Instruction –
Copy exactly, and only, the lines below from the first through the one containing "0.76, 0.75, 0.74, 0.73, 0.73, 0.72, 0.72, 0.71, 0.71]", both included; pictures are omitted.

===== Source data =====

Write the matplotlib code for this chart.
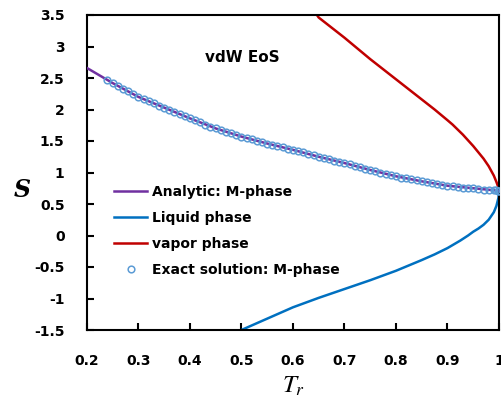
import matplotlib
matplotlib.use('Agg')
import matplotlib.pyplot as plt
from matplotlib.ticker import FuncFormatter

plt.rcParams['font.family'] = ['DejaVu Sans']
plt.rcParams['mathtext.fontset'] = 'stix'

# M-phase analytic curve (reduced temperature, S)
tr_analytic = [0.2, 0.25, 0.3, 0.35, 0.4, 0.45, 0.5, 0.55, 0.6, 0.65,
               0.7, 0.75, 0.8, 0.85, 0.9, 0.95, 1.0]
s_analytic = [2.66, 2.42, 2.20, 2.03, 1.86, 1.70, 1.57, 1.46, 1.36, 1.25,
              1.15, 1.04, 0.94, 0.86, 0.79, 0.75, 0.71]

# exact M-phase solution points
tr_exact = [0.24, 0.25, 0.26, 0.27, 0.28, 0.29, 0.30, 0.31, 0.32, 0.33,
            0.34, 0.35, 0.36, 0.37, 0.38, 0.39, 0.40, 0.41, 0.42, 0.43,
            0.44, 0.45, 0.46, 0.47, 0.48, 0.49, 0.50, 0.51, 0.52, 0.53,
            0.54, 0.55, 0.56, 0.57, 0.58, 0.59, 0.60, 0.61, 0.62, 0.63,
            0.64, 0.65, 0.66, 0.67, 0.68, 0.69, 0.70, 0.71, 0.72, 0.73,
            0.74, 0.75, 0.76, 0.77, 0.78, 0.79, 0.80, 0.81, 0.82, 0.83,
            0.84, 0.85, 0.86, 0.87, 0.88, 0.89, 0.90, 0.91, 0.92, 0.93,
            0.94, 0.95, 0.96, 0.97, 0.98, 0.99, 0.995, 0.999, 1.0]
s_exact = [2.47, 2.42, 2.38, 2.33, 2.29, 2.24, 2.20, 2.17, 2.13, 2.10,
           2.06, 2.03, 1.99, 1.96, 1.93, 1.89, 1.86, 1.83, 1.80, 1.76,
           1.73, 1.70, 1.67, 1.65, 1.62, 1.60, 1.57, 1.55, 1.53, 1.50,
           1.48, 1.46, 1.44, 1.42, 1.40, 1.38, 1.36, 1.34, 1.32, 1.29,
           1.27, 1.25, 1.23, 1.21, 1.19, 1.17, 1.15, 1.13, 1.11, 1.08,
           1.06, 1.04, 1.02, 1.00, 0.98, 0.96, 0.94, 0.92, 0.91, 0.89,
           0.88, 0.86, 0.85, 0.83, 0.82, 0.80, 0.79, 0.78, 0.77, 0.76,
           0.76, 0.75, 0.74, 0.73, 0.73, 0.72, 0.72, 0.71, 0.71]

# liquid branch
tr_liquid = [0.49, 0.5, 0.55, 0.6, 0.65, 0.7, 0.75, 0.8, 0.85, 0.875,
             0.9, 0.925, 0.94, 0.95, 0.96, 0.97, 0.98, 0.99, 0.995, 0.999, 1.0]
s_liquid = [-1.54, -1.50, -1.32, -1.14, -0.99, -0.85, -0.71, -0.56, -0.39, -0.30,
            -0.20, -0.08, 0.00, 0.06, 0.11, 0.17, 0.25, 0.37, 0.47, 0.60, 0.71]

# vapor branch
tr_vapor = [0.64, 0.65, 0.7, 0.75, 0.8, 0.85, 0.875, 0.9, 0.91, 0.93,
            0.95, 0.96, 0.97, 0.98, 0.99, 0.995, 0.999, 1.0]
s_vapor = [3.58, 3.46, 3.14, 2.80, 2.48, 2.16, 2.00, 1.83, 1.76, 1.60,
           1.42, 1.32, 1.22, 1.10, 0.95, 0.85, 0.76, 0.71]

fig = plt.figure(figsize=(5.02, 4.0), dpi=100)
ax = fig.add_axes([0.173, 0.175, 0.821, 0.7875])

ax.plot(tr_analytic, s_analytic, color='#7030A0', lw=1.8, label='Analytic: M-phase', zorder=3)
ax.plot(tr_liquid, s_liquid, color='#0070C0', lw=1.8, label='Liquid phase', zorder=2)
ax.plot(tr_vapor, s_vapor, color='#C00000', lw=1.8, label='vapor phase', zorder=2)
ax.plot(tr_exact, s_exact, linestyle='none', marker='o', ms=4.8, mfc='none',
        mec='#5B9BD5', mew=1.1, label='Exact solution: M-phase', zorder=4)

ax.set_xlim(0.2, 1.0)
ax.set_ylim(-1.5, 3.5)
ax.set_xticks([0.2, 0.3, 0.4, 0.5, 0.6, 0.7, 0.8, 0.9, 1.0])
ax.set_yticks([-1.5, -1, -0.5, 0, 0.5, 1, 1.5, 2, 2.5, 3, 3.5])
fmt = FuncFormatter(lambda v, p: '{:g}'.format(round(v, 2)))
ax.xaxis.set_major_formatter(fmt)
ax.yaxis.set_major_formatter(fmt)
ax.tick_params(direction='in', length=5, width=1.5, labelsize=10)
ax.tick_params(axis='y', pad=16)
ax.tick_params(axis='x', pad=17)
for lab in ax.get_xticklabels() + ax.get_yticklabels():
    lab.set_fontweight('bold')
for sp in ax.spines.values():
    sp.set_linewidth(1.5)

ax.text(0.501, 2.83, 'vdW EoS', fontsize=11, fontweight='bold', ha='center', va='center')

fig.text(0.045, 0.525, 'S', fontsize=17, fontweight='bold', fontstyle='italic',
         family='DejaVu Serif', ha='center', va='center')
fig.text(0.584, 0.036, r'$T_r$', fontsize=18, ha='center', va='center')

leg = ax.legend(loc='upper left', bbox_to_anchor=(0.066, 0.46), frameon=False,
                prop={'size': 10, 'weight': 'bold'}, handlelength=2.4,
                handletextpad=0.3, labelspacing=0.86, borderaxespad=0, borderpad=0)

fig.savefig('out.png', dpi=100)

=====

Expected answer –
Write the matplotlib code for this chart.
import matplotlib
matplotlib.use('Agg')
import matplotlib.pyplot as plt
from matplotlib.ticker import FuncFormatter

plt.rcParams['font.family'] = ['DejaVu Sans']
plt.rcParams['mathtext.fontset'] = 'stix'

# M-phase analytic curve (reduced temperature, S)
tr_analytic = [0.2, 0.25, 0.3, 0.35, 0.4, 0.45, 0.5, 0.55, 0.6, 0.65,
               0.7, 0.75, 0.8, 0.85, 0.9, 0.95, 1.0]
s_analytic = [2.66, 2.42, 2.20, 2.03, 1.86, 1.70, 1.57, 1.46, 1.36, 1.25,
              1.15, 1.04, 0.94, 0.86, 0.79, 0.75, 0.71]

# exact M-phase solution points
tr_exact = [0.24, 0.25, 0.26, 0.27, 0.28, 0.29, 0.30, 0.31, 0.32, 0.33,
            0.34, 0.35, 0.36, 0.37, 0.38, 0.39, 0.40, 0.41, 0.42, 0.43,
            0.44, 0.45, 0.46, 0.47, 0.48, 0.49, 0.50, 0.51, 0.52, 0.53,
            0.54, 0.55, 0.56, 0.57, 0.58, 0.59, 0.60, 0.61, 0.62, 0.63,
            0.64, 0.65, 0.66, 0.67, 0.68, 0.69, 0.70, 0.71, 0.72, 0.73,
            0.74, 0.75, 0.76, 0.77, 0.78, 0.79, 0.80, 0.81, 0.82, 0.83,
            0.84, 0.85, 0.86, 0.87, 0.88, 0.89, 0.90, 0.91, 0.92, 0.93,
            0.94, 0.95, 0.96, 0.97, 0.98, 0.99, 0.995, 0.999, 1.0]
s_exact = [2.47, 2.42, 2.38, 2.33, 2.29, 2.24, 2.20, 2.17, 2.13, 2.10,
           2.06, 2.03, 1.99, 1.96, 1.93, 1.89, 1.86, 1.83, 1.80, 1.76,
           1.73, 1.70, 1.67, 1.65, 1.62, 1.60, 1.57, 1.55, 1.53, 1.50,
           1.48, 1.46, 1.44, 1.42, 1.40, 1.38, 1.36, 1.34, 1.32, 1.29,
           1.27, 1.25, 1.23, 1.21, 1.19, 1.17, 1.15, 1.13, 1.11, 1.08,
           1.06, 1.04, 1.02, 1.00, 0.98, 0.96, 0.94, 0.92, 0.91, 0.89,
           0.88, 0.86, 0.85, 0.83, 0.82, 0.80, 0.79, 0.78, 0.77, 0.76,
           0.76, 0.75, 0.74, 0.73, 0.73, 0.72, 0.72, 0.71, 0.71]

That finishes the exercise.